• Request: Reproduce the listing below exactly. Pictures do not belong in the copy.

• Records for this exercise:
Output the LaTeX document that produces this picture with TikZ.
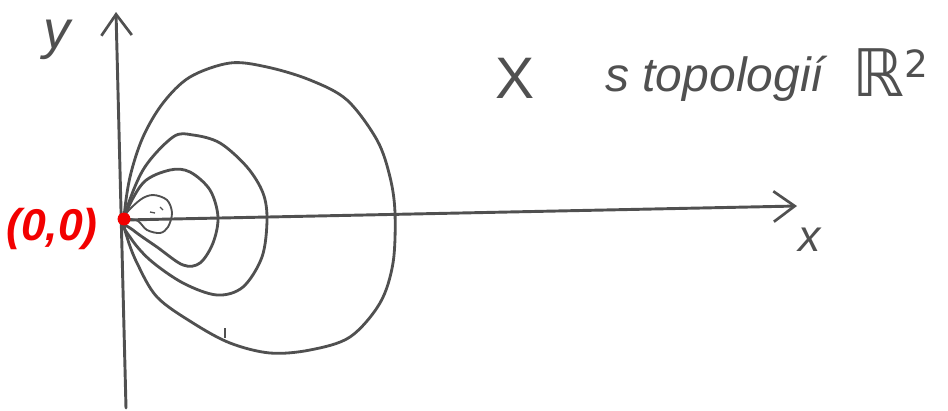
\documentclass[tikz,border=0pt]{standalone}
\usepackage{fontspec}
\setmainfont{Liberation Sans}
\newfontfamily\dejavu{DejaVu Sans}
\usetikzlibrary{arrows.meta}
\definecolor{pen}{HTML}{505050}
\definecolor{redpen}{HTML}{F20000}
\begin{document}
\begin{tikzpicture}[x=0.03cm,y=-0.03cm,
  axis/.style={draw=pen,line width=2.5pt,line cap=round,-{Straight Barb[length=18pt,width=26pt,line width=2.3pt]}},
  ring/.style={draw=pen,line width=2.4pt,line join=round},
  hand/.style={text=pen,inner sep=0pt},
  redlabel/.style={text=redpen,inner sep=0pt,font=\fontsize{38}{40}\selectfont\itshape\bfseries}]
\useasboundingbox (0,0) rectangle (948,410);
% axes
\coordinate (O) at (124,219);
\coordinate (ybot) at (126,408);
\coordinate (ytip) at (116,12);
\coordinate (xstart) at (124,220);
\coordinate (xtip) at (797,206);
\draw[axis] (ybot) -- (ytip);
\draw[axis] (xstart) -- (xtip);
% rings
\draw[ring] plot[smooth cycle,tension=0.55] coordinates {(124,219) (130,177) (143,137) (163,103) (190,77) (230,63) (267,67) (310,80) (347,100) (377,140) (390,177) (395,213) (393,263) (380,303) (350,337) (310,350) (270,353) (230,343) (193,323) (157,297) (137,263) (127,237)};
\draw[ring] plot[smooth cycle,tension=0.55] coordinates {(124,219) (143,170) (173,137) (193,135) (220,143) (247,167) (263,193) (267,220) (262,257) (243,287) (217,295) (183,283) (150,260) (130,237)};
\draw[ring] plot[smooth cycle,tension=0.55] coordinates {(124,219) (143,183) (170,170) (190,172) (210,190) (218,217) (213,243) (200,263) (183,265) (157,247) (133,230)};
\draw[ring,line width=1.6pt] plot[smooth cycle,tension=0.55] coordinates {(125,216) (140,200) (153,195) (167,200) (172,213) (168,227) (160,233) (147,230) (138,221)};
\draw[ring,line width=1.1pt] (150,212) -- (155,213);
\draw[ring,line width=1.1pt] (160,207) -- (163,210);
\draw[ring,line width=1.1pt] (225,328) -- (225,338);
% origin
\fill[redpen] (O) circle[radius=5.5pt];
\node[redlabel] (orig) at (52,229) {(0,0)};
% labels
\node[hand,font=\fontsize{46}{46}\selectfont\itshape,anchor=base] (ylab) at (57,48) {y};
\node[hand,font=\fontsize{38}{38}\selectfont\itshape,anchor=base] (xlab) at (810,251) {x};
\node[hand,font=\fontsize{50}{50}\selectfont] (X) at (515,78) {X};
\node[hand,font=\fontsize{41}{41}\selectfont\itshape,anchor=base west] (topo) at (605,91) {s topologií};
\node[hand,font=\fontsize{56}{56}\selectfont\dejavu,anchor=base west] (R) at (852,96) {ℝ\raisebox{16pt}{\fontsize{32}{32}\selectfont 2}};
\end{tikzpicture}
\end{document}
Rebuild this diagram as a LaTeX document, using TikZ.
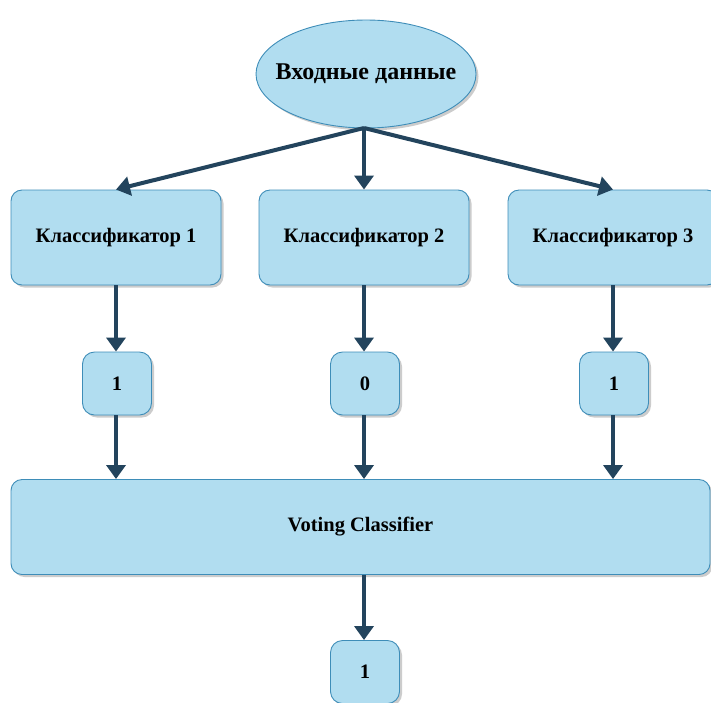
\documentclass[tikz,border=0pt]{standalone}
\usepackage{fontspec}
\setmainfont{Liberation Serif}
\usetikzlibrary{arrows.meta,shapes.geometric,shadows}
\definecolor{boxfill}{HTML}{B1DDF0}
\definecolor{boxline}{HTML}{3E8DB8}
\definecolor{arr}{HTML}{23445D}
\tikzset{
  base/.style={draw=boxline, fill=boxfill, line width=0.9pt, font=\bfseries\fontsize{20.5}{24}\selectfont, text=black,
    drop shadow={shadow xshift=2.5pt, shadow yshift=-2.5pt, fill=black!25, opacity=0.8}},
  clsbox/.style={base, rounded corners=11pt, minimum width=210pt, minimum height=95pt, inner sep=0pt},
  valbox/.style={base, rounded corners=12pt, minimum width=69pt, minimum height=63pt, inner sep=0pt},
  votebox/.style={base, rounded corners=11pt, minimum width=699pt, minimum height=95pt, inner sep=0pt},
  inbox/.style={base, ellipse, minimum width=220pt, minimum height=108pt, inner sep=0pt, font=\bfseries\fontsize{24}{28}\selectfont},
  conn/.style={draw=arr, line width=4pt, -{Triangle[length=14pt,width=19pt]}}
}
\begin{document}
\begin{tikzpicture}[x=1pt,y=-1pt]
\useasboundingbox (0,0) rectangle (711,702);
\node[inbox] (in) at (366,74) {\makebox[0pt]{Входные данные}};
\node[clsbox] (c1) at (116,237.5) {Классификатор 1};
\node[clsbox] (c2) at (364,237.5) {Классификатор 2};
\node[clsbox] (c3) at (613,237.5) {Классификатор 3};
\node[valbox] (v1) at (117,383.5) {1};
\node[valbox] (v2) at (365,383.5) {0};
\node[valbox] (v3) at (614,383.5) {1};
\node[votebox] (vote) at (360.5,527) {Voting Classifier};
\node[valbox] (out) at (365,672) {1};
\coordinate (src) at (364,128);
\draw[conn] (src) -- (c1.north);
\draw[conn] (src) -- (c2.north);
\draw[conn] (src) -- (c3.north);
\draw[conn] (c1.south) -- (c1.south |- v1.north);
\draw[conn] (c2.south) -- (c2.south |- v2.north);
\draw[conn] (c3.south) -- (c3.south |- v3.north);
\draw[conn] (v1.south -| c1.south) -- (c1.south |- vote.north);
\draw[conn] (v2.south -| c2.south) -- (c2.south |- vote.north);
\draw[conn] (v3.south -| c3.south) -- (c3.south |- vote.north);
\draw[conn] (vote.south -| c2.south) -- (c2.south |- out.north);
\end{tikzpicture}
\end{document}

• Task answer:
Output the LaTeX document that produces this picture with TikZ.
\documentclass[tikz,border=0pt]{standalone}
\usepackage{fontspec}
\setmainfont{Liberation Sans}
\newfontfamily\dejavu{DejaVu Sans}
\usetikzlibrary{arrows.meta}
\definecolor{pen}{HTML}{505050}
\definecolor{redpen}{HTML}{F20000}
\begin{document}
\begin{tikzpicture}[x=0.03cm,y=-0.03cm,
  axis/.style={draw=pen,line width=2.5pt,line cap=round,-{Straight Barb[length=18pt,width=26pt,line width=2.3pt]}},
  ring/.style={draw=pen,line width=2.4pt,line join=round},
  hand/.style={text=pen,inner sep=0pt},
  redlabel/.style={text=redpen,inner sep=0pt,font=\fontsize{38}{40}\selectfont\itshape\bfseries}]
\useasboundingbox (0,0) rectangle (948,410);
% axes
\coordinate (O) at (124,219);
\coordinate (ybot) at (126,408);
\coordinate (ytip) at (116,12);
\coordinate (xstart) at (124,220);
\coordinate (xtip) at (797,206);
\draw[axis] (ybot) -- (ytip);
\draw[axis] (xstart) -- (xtip);
% rings
\draw[ring] plot[smooth cycle,tension=0.55] coordinates {(124,219) (130,177) (143,137) (163,103) (190,77) (230,63) (267,67) (310,80) (347,100) (377,140) (390,177) (395,213) (393,263) (380,303) (350,337) (310,350) (270,353) (230,343) (193,323) (157,297) (137,263) (127,237)};
\draw[ring] plot[smooth cycle,tension=0.55] coordinates {(124,219) (143,170) (173,137) (193,135) (220,143) (247,167) (263,193) (267,220) (262,257) (243,287) (217,295) (183,283) (150,260) (130,237)};
\draw[ring] plot[smooth cycle,tension=0.55] coordinates {(124,219) (143,183) (170,170) (190,172) (210,190) (218,217) (213,243) (200,263) (183,265) (157,247) (133,230)};
\draw[ring,line width=1.6pt] plot[smooth cycle,tension=0.55] coordinates {(125,216) (140,200) (153,195) (167,200) (172,213) (168,227) (160,233) (147,230) (138,221)};
\draw[ring,line width=1.1pt] (150,212) -- (155,213);
\draw[ring,line width=1.1pt] (160,207) -- (163,210);
\draw[ring,line width=1.1pt] (225,328) -- (225,338);
% origin
\fill[redpen] (O) circle[radius=5.5pt];
\node[redlabel] (orig) at (52,229) {(0,0)};
% labels
\node[hand,font=\fontsize{46}{46}\selectfont\itshape,anchor=base] (ylab) at (57,48) {y};
\node[hand,font=\fontsize{38}{38}\selectfont\itshape,anchor=base] (xlab) at (810,251) {x};
\node[hand,font=\fontsize{50}{50}\selectfont] (X) at (515,78) {X};
\node[hand,font=\fontsize{41}{41}\selectfont\itshape,anchor=base west] (topo) at (605,91) {s topologií};
\node[hand,font=\fontsize{56}{56}\selectfont\dejavu,anchor=base west] (R) at (852,96) {ℝ\raisebox{16pt}{\fontsize{32}{32}\selectfont 2}};
\end{tikzpicture}
\end{document}
Rebuild this diagram as a LaTeX document, using TikZ.
\documentclass[tikz,border=0pt]{standalone}
\usepackage{fontspec}
\setmainfont{Liberation Serif}
\usetikzlibrary{arrows.meta,shapes.geometric,shadows}
\definecolor{boxfill}{HTML}{B1DDF0}
\definecolor{boxline}{HTML}{3E8DB8}
\definecolor{arr}{HTML}{23445D}
\tikzset{
  base/.style={draw=boxline, fill=boxfill, line width=0.9pt, font=\bfseries\fontsize{20.5}{24}\selectfont, text=black,
    drop shadow={shadow xshift=2.5pt, shadow yshift=-2.5pt, fill=black!25, opacity=0.8}},
  clsbox/.style={base, rounded corners=11pt, minimum width=210pt, minimum height=95pt, inner sep=0pt},
  valbox/.style={base, rounded corners=12pt, minimum width=69pt, minimum height=63pt, inner sep=0pt},
  votebox/.style={base, rounded corners=11pt, minimum width=699pt, minimum height=95pt, inner sep=0pt},
  inbox/.style={base, ellipse, minimum width=220pt, minimum height=108pt, inner sep=0pt, font=\bfseries\fontsize{24}{28}\selectfont},
  conn/.style={draw=arr, line width=4pt, -{Triangle[length=14pt,width=19pt]}}
}
\begin{document}
\begin{tikzpicture}[x=1pt,y=-1pt]
\useasboundingbox (0,0) rectangle (711,702);
\node[inbox] (in) at (366,74) {\makebox[0pt]{Входные данные}};
\node[clsbox] (c1) at (116,237.5) {Классификатор 1};
\node[clsbox] (c2) at (364,237.5) {Классификатор 2};
\node[clsbox] (c3) at (613,237.5) {Классификатор 3};
\node[valbox] (v1) at (117,383.5) {1};
\node[valbox] (v2) at (365,383.5) {0};
\node[valbox] (v3) at (614,383.5) {1};
\node[votebox] (vote) at (360.5,527) {Voting Classifier};
\node[valbox] (out) at (365,672) {1};
\coordinate (src) at (364,128);
\draw[conn] (src) -- (c1.north);
\draw[conn] (src) -- (c2.north);
\draw[conn] (src) -- (c3.north);
\draw[conn] (c1.south) -- (c1.south |- v1.north);
\draw[conn] (c2.south) -- (c2.south |- v2.north);
\draw[conn] (c3.south) -- (c3.south |- v3.north);
\draw[conn] (v1.south -| c1.south) -- (c1.south |- vote.north);
\draw[conn] (v2.south -| c2.south) -- (c2.south |- vote.north);
\draw[conn] (v3.south -| c3.south) -- (c3.south |- vote.north);
\draw[conn] (vote.south -| c2.south) -- (c2.south |- out.north);
\end{tikzpicture}
\end{document}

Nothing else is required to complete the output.